I am reading Elements of Statistical Learning, specifically section 5.2.2, an example on the South African Heart Disease dataset.
The idea is to model the logit of the conditional probability of the output as linear in the basis representation. Specifically, we have
$$\text{logit}(P(Y|X))=\theta_0+\sum_{i=1}^p h_i(X_i)^T\theta_i$$
where there are $p$ features and $h_i(X_i)$ are the basis functions to be used for feature $i$, and $\theta_i$ are the corresponding vectors of coefficients. Then, we can model the whole thing as lienar via
$$\text{logit}(P(Y|X))=h(X)^T\theta$$
where $\theta$ is the stacked $\theta_i$'s, and $h(X)$ is the stacked $h_i(X_i)$'s. More succinctly, if we take an $N\times df$ matrix $\mathbf{H}$ as the basis values (here $N$ for number of data and $df$ represents the total number of degrees of freedom, i.e. unique basis functions), we can apply linear regression analysis with $\mathbf{H}$ as the design matrix.

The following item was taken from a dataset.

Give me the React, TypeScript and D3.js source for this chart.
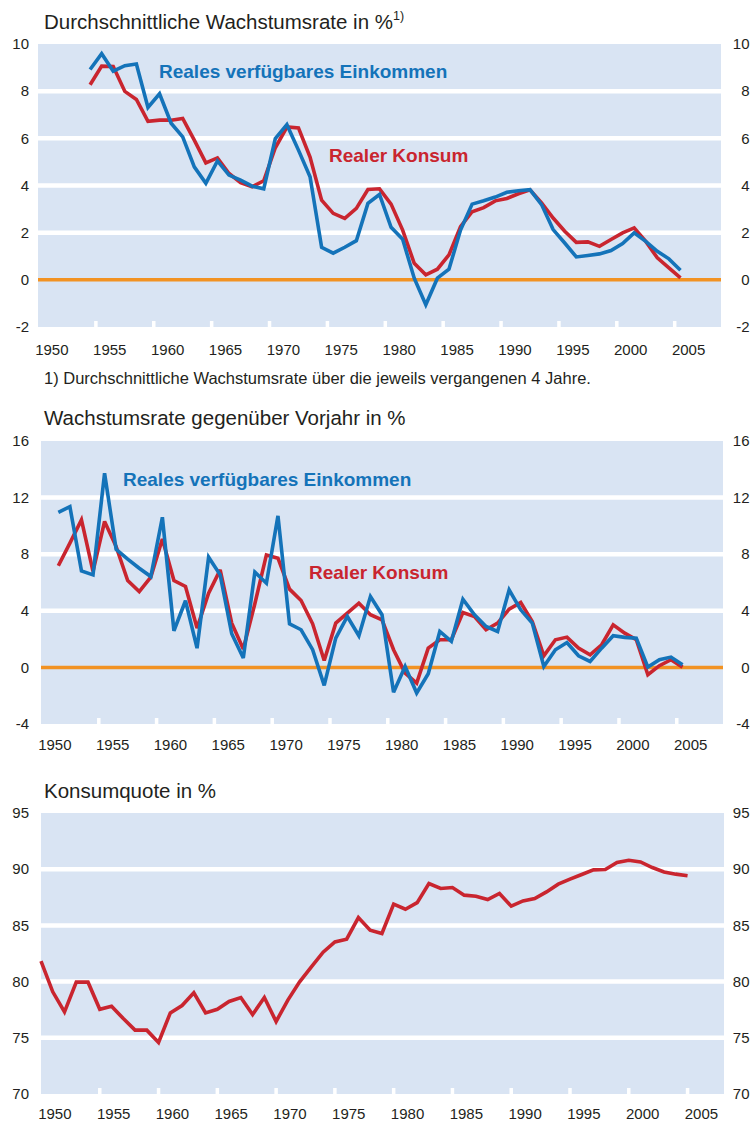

The book then states that we estimate the covariance of $\theta$ via
$$\hat{\mathbf{\Sigma}}=(\mathbf{H}^T\mathbf{W}\mathbf{H})^{-1}$$
where $\mathbf{W}$ is the "diagonal weight matrix from the logistic regression". Why is the $\mathbf{W}$ here? I'm confused as to how the weigh matrix from the logistic regression comes into play here.